When you see pictures of raw gold in rocks on forums like TreasureNet, it’s usually the result of hundreds of hours of hiking, digging, and swinging a detector. It isn't luck. It's geology and persistence.
Actionable Steps for Identifying Your Own Rocks
If you have a rock that you think contains gold, follow this specific workflow to be sure.
- The Sunlight Test: Take the rock into the shade. If the "gold" disappears or stops glowing, it’s a mineral like mica or pyrite. Gold reflects light even in low-light conditions.
- The Magnification Check: Use a 10x or 20x jeweler’s loupe. Look for the shape. Are there cubes? (Pyrite). Are there flakes that look like pages in a book? (Mica). Or does it look like melted butter or a jagged wire? (Gold).
- The Hardness Test: Take a sturdy sewing needle. Try to "dent" the gold. You aren't trying to scratch it; you are trying to push into it. If the needle slides off or the material shatters into powder, it is 100% not gold.
- Specific Gravity Test: If the rock is large and you think it’s heavy for its size, you can do a displacement test in water. Gold is 19.3 times heavier than water. Even a rock with a little gold in it will feel "unnatural" in your hand.

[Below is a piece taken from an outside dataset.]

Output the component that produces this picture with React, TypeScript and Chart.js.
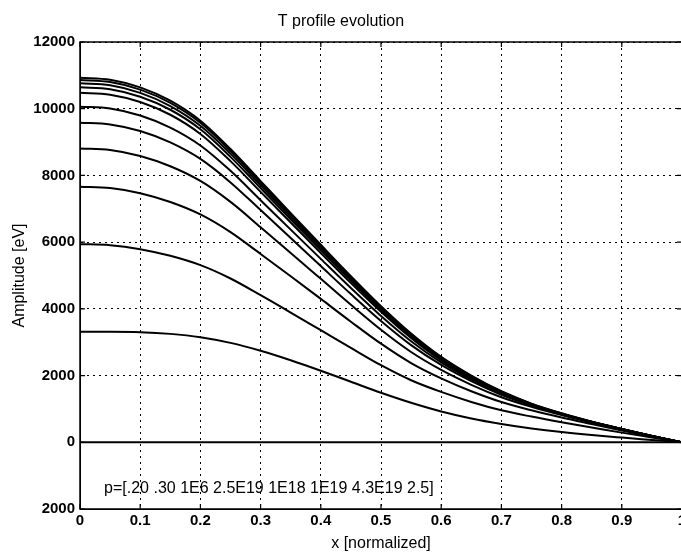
import React, { useEffect, useRef } from "react";
import { Chart, registerables } from "chart.js";

Chart.register(...registerables);

// ---- data ----
const xValues = [
  0, 0.05, 0.1, 0.15, 0.2, 0.25, 0.3, 0.35, 0.4, 0.45, 0.5,
  0.55, 0.6, 0.65, 0.7, 0.75, 0.8, 0.85, 0.9, 0.95, 1.0,
];

const profile01 = [10930, 10870, 10640, 10240, 9640, 8790, 7830, 6870, 5920, 4980, 4080, 3260, 2560, 2000, 1530, 1160, 870, 620, 400, 190, 0];
const profile02 = [10860, 10800, 10572, 10175, 9578, 8733, 7780, 6826, 5882, 4948, 4054, 3240, 2543, 1987, 1520, 1152, 864, 616, 397, 189, 0];
const profile03 = [10760, 10701, 10475, 10081, 9490, 8653, 7708, 6763, 5828, 4902, 4017, 3210, 2520, 1969, 1506, 1142, 856, 610, 394, 187, 0];
const profile04 = [10640, 10581, 10358, 9969, 9384, 8557, 7622, 6687, 5763, 4848, 3972, 3174, 2492, 1947, 1490, 1129, 847, 603, 389, 185, 0];
const profile05 = [10480, 10422, 10202, 9819, 9243, 8428, 7508, 6587, 5676, 4775, 3912, 3126, 2454, 1918, 1467, 1112, 834, 594, 384, 182, 0];
const profile06 = [10060, 10006, 9796, 9433, 8897, 8137, 7258, 6376, 5498, 4625, 3787, 3030, 2396, 1883, 1453, 1116, 844, 608, 393, 188, 0];
const profile07 = [9580, 9529, 9332, 8991, 8496, 7791, 6961, 6123, 5282, 4443, 3637, 2914, 2319, 1834, 1426, 1108, 845, 613, 399, 192, 0];
const profile08 = [8810, 8764, 8584, 8276, 7834, 7206, 6447, 5677, 4900, 4121, 3372, 2706, 2168, 1723, 1350, 1061, 814, 596, 388, 189, 0];
const profile09 = [7660, 7621, 7466, 7202, 6830, 6300, 5645, 4977, 4298, 3615, 2956, 2375, 1915, 1530, 1207, 959, 741, 546, 356, 174, 0];
const profile10 = [5940, 5910, 5790, 5590, 5310, 4910, 4410, 3890, 3360, 2830, 2310, 1860, 1510, 1210, 960, 770, 600, 445, 290, 145, 0];
const profile11 = [3310, 3310, 3300, 3250, 3150, 2980, 2745, 2460, 2145, 1815, 1485, 1185, 925, 715, 550, 415, 305, 215, 140, 70, 0];
const profile12 = [0, 0, 0, 0, 0, 0, 0, 0, 0, 0, 0, 0, 0, 0, 0, 0, 0, 0, 0, 0, 0];

const profiles = [
  profile01, profile02, profile03, profile04, profile05, profile06,
  profile07, profile08, profile09, profile10, profile11, profile12,
];

const xTickValues = [0, 0.1, 0.2, 0.3, 0.4, 0.5, 0.6, 0.7, 0.8, 0.9, 1.0];
const xTickLabels = ["0", "0.1", "0.2", "0.3", "0.4", "0.5", "0.6", "0.7", "0.8", "0.9", "1"];
const yTickValues = [-2000, 0, 2000, 4000, 6000, 8000, 10000, 12000];
const yTickLabels = ["2000", "0", "2000", "4000", "6000", "8000", "10000", "12000"];

const titleText = "T profile evolution";
const xTitle = "x [normalized]";
const yTitle = "Amplitude [eV]";
const noteText = "p=[.20 .30 1E6 2.5E19 1E18 1E19 4.3E19 2.5]";
const noteX = 0.04;
const noteY = -1400;

const FONT = "'Liberation Sans', Arial, Helvetica, sans-serif";

const boxPlugin = {
  id: "matlabBox",
  afterDraw(chart: any) {
    const { ctx, chartArea, scales } = chart;
    const { left, right, top, bottom } = chartArea;
    ctx.save();
    ctx.strokeStyle = "#000";
    ctx.lineWidth = 1.5;
    ctx.setLineDash([]);
    ctx.strokeRect(left, top, right - left, bottom - top);
    ctx.lineWidth = 1.2;
    const tl = 5;
    ctx.beginPath();
    for (const v of xTickValues) {
      const px = scales.x.getPixelForValue(v);
      ctx.moveTo(px, bottom);
      ctx.lineTo(px, bottom - tl);
      ctx.moveTo(px, top);
      ctx.lineTo(px, top + tl);
    }
    for (const v of yTickValues) {
      const py = scales.y.getPixelForValue(v);
      ctx.moveTo(left, py);
      ctx.lineTo(left + tl, py);
      ctx.moveTo(right, py);
      ctx.lineTo(right - tl, py);
    }
    ctx.stroke();
    // annotation text
    ctx.fillStyle = "#000";
    ctx.font = `16px ${FONT}`;
    ctx.textAlign = "left";
    ctx.textBaseline = "middle";
    ctx.fillText(noteText, scales.x.getPixelForValue(noteX), scales.y.getPixelForValue(noteY));
    ctx.restore();
  },
};

export default function App() {
  const ref = useRef<HTMLCanvasElement | null>(null);

  useEffect(() => {
    if (!ref.current) return;
    const datasets = profiles.map((p, i) => ({
      label: `t${i + 1}`,
      data: xValues.map((x, k) => ({ x, y: p[k] })),
      borderColor: "#000",
      borderWidth: 2,
      pointRadius: 0,
      fill: false,
      cubicInterpolationMode: "monotone" as const,
    }));

    const chart = new Chart(ref.current, {
      type: "line",
      data: { datasets },
      options: {
        responsive: false,
        animation: false,
        layout: { padding: { left: 0, right: 18, top: 0, bottom: 0 } },
        plugins: {
          legend: { display: false },
          tooltip: { enabled: false },
          title: {
            display: true,
            text: titleText,
            color: "#000",
            font: { family: FONT, size: 16, weight: "normal" },
            padding: { top: 12, bottom: 10.8 },
          },
        },
        scales: {
          x: {
            type: "linear",
            min: 0,
            max: 1,
            afterBuildTicks: (scale: any) => {
              scale.ticks = xTickValues.map((v) => ({ value: v }));
            },
            afterFit: (scale: any) => {
              scale.height = 44;
            },
            ticks: {
              color: "#000",
              padding: 3,
              maxRotation: 0,
              autoSkip: false,
              font: { family: FONT, size: 15, weight: "bold" },
              callback: (v: any) => {
                const i = xTickValues.findIndex((t) => Math.abs(t - Number(v)) < 1e-9);
                return i >= 0 ? xTickLabels[i] : "";
              },
            },
            grid: { color: "#000", lineWidth: 1, drawTicks: false },
            border: { display: true, color: "#000", width: 1, dash: [2, 4] },
            title: {
              display: true,
              text: xTitle,
              color: "#000",
              font: { family: FONT, size: 16, weight: "normal" },
              padding: { top: 0, bottom: 0 },
            },
          },
          y: {
            type: "linear",
            min: -2000,
            max: 12000,
            afterBuildTicks: (scale: any) => {
              scale.ticks = yTickValues.map((v) => ({ value: v }));
            },
            afterFit: (scale: any) => {
              scale.width = 80;
            },
            ticks: {
              color: "#000",
              padding: 5,
              autoSkip: false,
              font: { family: FONT, size: 15, weight: "bold" },
              callback: (v: any) => {
                const i = yTickValues.indexOf(Number(v));
                return i >= 0 ? yTickLabels[i] : "";
              },
            },
            grid: { color: "#000", lineWidth: 1, drawTicks: false },
            border: { display: true, color: "#000", width: 1, dash: [2, 4] },
            title: {
              display: true,
              text: yTitle,
              color: "#000",
              font: { family: FONT, size: 16, weight: "normal" },
              padding: { top: 10, bottom: 0 },
            },
          },
        },
      },
      plugins: [boxPlugin],
    });
    return () => chart.destroy();
  }, []);

  return (
    <div
      style={{
        position: "absolute",
        left: 0,
        top: 0,
        width: 681,
        height: 553,
        overflow: "hidden",
        background: "#fff",
      }}
    >
      <canvas ref={ref} width={700} height={553} style={{ display: "block" }} />
    </div>
  );
}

It will have a "heft" that catches you off guard.
- Consult a Professional: If you think you have a legitimate specimen, do not crush it. Raw gold in its host rock is often worth 3x to 5x the "melt value" of the gold itself to mineral collectors. Crushing a beautiful specimen to get the gold out is like cutting up a vintage Ferrari to sell the scrap metal.
The next time you browse through pictures of raw gold in rocks, remember that the most valuable pieces are the ones where the gold and the rock tell a story together. Look for the rust, look for the jagged edges, and stay away from the perfect cubes. Real gold is messy, heavy, and beautiful in its imperfection.